A company’s approach to diversity and inclusion increasingly proves to be the difference between someone accepting or rejecting a job, or even leaving their current role, according to Aspire chairman Paul Farrer.
The driving force behind the London recruitment firm, active in the Square Mile since 1992, told City A.M. this morning that whether or not employers have robust diversity and inclusion policies could be the deciding factor in overcoming staff shortages and retaining their existing workforce.
“When so many organisations are struggling to recruit people to plug skills gaps as they look to recover from the pandemic, employers simply can’t afford to overlook this fundamentally important aspect of a job,” the industry veteran continued.
Farrer’s comments are backed up by new research from the company, which was shared exclusively with City A.M.
The results showed that for three quarters of UK workers, it’s either extremely important (39 per cent) or very important (35 per cent) that an organisation has a diversity & inclusion policy in place.
Exploring the key issues facing the labour market in the wake of the Covid-19 pandemic, the study also highlighted that 66 per cent of survey respondents consider themselves to be diverse, whether in terms of age, ethnicity, disability, gender, belief or sexual orientation.
“If companies do have a diversity & inclusion policy, the fact that employees aren’t aware of them suggests it may be a tick box exercise and that not enough is being done on this front.”Aspire chairman Paul Farrerr
Despite this, just over half (56 per cent) of workers said that their employer has a D&I policy in place and is active in this area.

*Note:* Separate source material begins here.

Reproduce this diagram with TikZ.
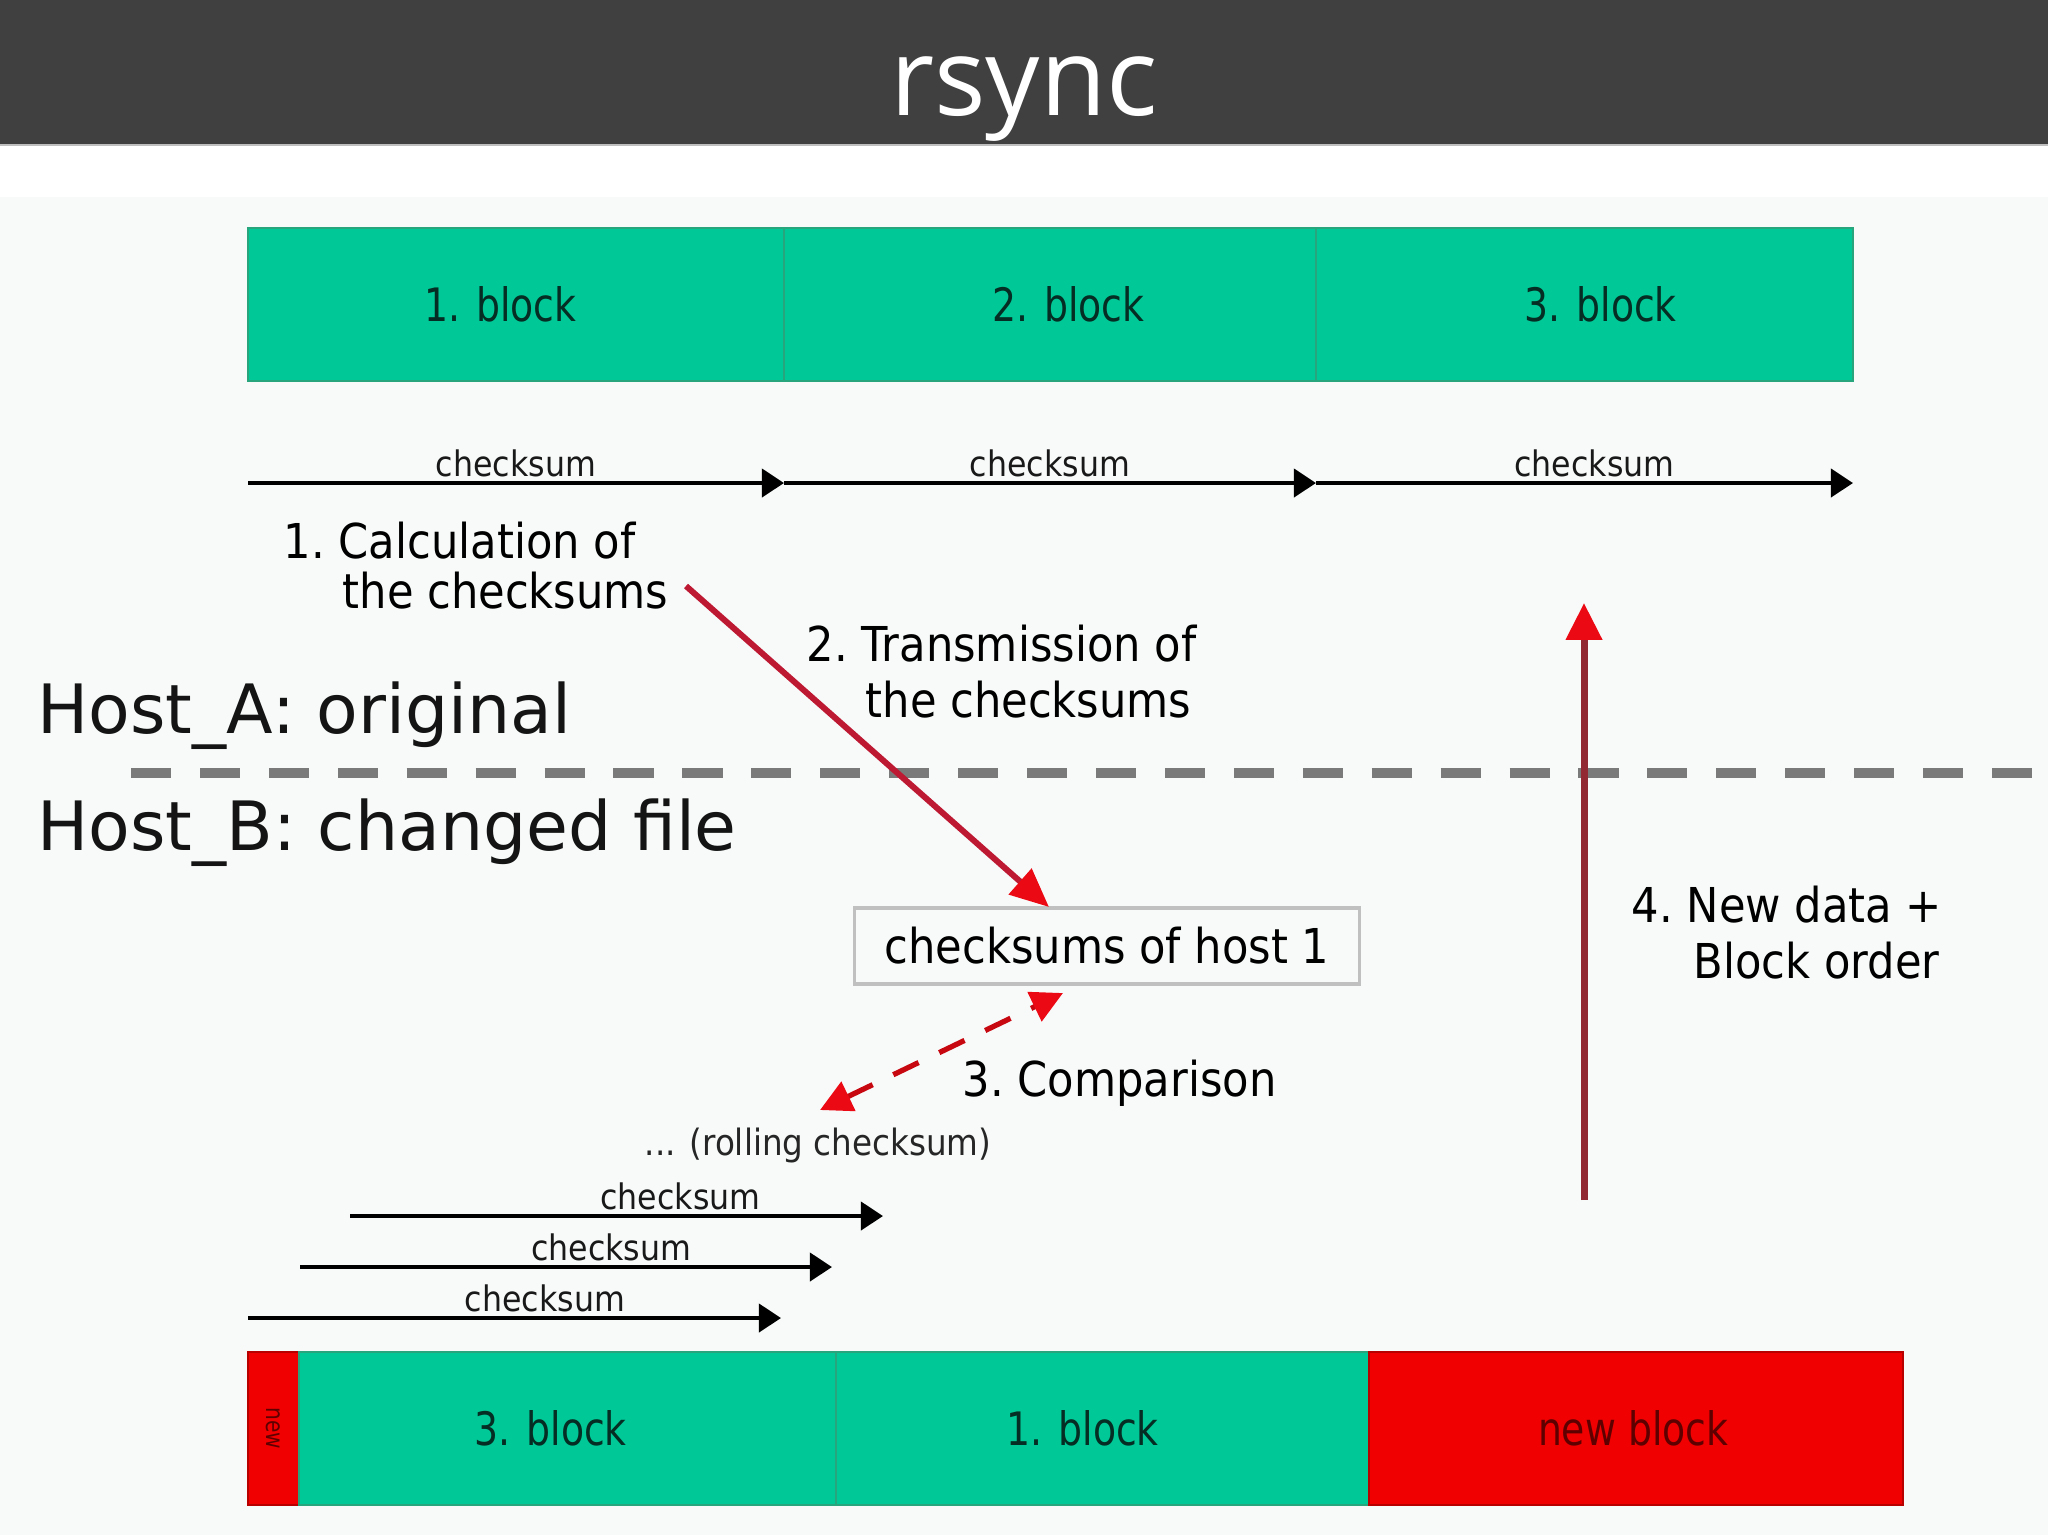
\documentclass[tikz,border=0pt]{standalone}
\usepackage{fontspec}
\setmainfont{DejaVu Sans}
\newfontfamily\titlefont{Open Sans}
\newfontfamily\condA[FakeStretch=0.9]{DejaVu Sans}
\newfontfamily\condB[FakeStretch=0.82]{DejaVu Sans}
\usetikzlibrary{arrows.meta}
\definecolor{hdr}{HTML}{404040}
\definecolor{bgc}{HTML}{F8FAFA}
\definecolor{grn}{RGB}{0,200,150}
\definecolor{grnb}{RGB}{40,165,125}
\definecolor{grnt}{RGB}{5,45,35}
\definecolor{rd}{RGB}{240,0,0}
\definecolor{rdb}{RGB}{185,0,0}
\definecolor{rdt}{RGB}{95,0,0}
\definecolor{arrd}{RGB}{190,25,50}
\definecolor{arrv}{RGB}{145,40,50}
\definecolor{tipred}{RGB}{235,10,20}
\definecolor{sepc}{HTML}{7A7A7A}
\definecolor{boxb}{HTML}{C0C0C0}
\tikzset{
 gblock/.style={draw=grnb, fill=grn, line width=0.6pt, anchor=north west, minimum height=1.53cm, inner sep=0pt, outer sep=0pt},
 rblock/.style={gblock, draw=rdb, fill=rd},
 gtext/.style={inner sep=0pt, text=grnt, font=\condB\fontsize{13.1pt}{15pt}\selectfont},
 rtext/.style={gtext, text=rdt},
 ck/.style={line width=1.15pt, -{Triangle[length=6.3pt,width=8pt]}},
 cklabel/.style={above, inner sep=1.2pt, text=black!90, font=\condA\fontsize{10pt}{12pt}\selectfont},
 lbl/.style={anchor=base west, inner sep=0pt, text=black, font=\condA\fontsize{13.66pt}{16pt}\selectfont},
 host/.style={anchor=base west, inner sep=0pt, text=black!92, font=\fontsize{19.35pt}{23pt}\selectfont},
}
\begin{document}
\begin{tikzpicture}[x=0.01cm, y=-0.01cm]
\useasboundingbox (0,0) rectangle (2048,1535);
% background
\fill[white] (0,0) rectangle (2048,1535);
\fill[bgc] (0,197) rectangle (2048,1535);
\fill[hdr] (0,0) rectangle (2048,145);
\draw[black!25, line width=0.5pt] (0,145) -- (2048,145);
\node[anchor=base, inner sep=0pt, text=white, font=\titlefont\fontsize{30.7pt}{36pt}\selectfont] (title) at (1024,115) {rsync};

% top blocks (Host_A original)
\node[gblock, minimum width=5.36cm] (a1) at (248,228) {};
\node[gblock, minimum width=5.32cm] (a2) at (784,228) {};
\node[gblock, minimum width=5.37cm] (a3) at (1316,228) {};
\node[gtext] (a1t) at ([xshift=-0.16cm]a1.center) {1. block};
\node[gtext] (a2t) at ([xshift=0.18cm]a2.center) {2. block};
\node[gtext] (a3t) at ([xshift=0.16cm]a3.center) {3. block};

% top checksum arrows
\coordinate (c0) at (248,483);
\coordinate (c1) at (784,483);
\coordinate (c2) at (1316,483);
\coordinate (c3) at (1853,483);
\draw[ck] (c0) -- node[cklabel] {checksum} (c1);
\draw[ck] (c1) -- node[cklabel] {checksum} (c2);
\draw[ck] (c2) -- node[cklabel, xshift=0.1cm] {checksum} (c3);

% step labels
\node[lbl] (l1a) at (283,558) {1.\ Calculation of};
\node[lbl] (l1b) at (342,608) {the checksums};
\node[lbl] (l2a) at (806,661) {2.\ Transmission of};
\node[lbl] (l2b) at (865,717) {the checksums};

% host labels and separator
\node[host] (hA) at (37,733) {Host\_A: original};
\node[host] (hB) at (37,850) {Host\_B: changed file};
\draw[sepc, line width=3.1pt, dash pattern=on 11.4pt off 8.2pt] (131,773) -- (2048,773);

% checksums box
\node[draw=boxb, line width=0.9pt, fill=bgc, minimum width=5.05cm, minimum height=0.76cm, inner sep=0pt,
      font=\condA\fontsize{13.66pt}{16pt}\selectfont] (box) at (1107,946) {checksums of host 1};

% transmission arrow
\coordinate (t2s) at (686,586);
\coordinate (t2e) at (1049,907);
\draw[arrd, line width=1.7pt, -{Triangle[length=11pt,width=9.5pt,color=tipred]}] (t2s) -- (t2e);

% comparison
\coordinate (cmpA) at (1063,993);
\coordinate (cmpB) at (820,1110);
\draw[tipred!85!black, line width=1.5pt, dash pattern=on 8pt off 6.5pt,
      {Triangle[length=9pt,width=9pt,color=tipred]}-{Triangle[length=9pt,width=9pt,color=tipred]}] (cmpB) -- (cmpA);
\node[lbl] (l3) at (962,1096) {3.\ Comparison};

% new data arrow
\coordinate (v0) at (1584,1200);
\coordinate (v1) at (1584,603);
\draw[arrv, line width=2pt, -{Triangle[length=10.5pt,width=10pt,color=tipred]}] (v0) -- (v1);
\node[lbl] (l4a) at (1631,922) {4.\ New data +};
\node[lbl] (l4b) at (1693,978) {Block order};

% rolling checksums
\node[anchor=base west, inner sep=0pt, text=black!85, font=\condA\fontsize{10.3pt}{12pt}\selectfont] (roll) at (644,1155) {... (rolling checksum)};
\coordinate (rA0) at (350,1216);
\coordinate (rA1) at (883,1216);
\coordinate (rB0) at (300,1267);
\coordinate (rB1) at (832,1267);
\coordinate (rC0) at (248,1318);
\coordinate (rC1) at (781,1318);
\draw[ck] (rA0) -- node[cklabel, pos=0.62] {checksum} (rA1);
\draw[ck] (rB0) -- node[cklabel, pos=0.585] {checksum} (rB1);
\draw[ck] (rC0) -- node[cklabel, pos=0.557] {checksum} (rC1);

% bottom blocks (Host_B changed file)
\node[rblock, minimum width=0.51cm] (b0) at (248,1352) {};
\node[rotate=-90, text=rdt, inner sep=0pt, font=\condB\fontsize{7pt}{8pt}\selectfont] (b0t) at (b0.center) {new};
\node[gblock, minimum width=5.37cm] (b1) at (299,1352) {};
\node[gblock, minimum width=5.33cm] (b2) at (836,1352) {};
\node[rblock, minimum width=5.34cm] (b3) at (1369,1352) {};
\node[gtext] (b1t) at ([xshift=-0.17cm]b1.center) {3. block};
\node[gtext] (b2t) at ([xshift=-0.2cm]b2.center) {1. block};
\node[rtext] (b3t) at ([xshift=-0.03cm]b3.center) {new block};
\end{tikzpicture}
\end{document}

Those who are confident their employer has a policy said they are supported in a number of ways, from receiving access to equal opportunities to apply for roles, to regular D&I training and a company culture that celebrates different ways of working, people and opinions.
“Whether it’s age, ethnicity, disability, gender, belief or sexual orientation, two thirds of people see themselves as diverse. So it’s alarming that nearly half of those surveyed are unaware of any D&I policy in their place of work,” Farrer continued.
“People want to see progress in society reflected in their place of work. To be truly diverse and inclusive, employers need to audit their workforce to understand the steps they must take to reflect the society and communities where they are based.”
“Those that do this will attract the best talent who aren’t just interested in the job and rewards on offer, but also working for an employer that is proactive and addresses imbalances, prejudice and bias in the workplace,” Farrer concluded.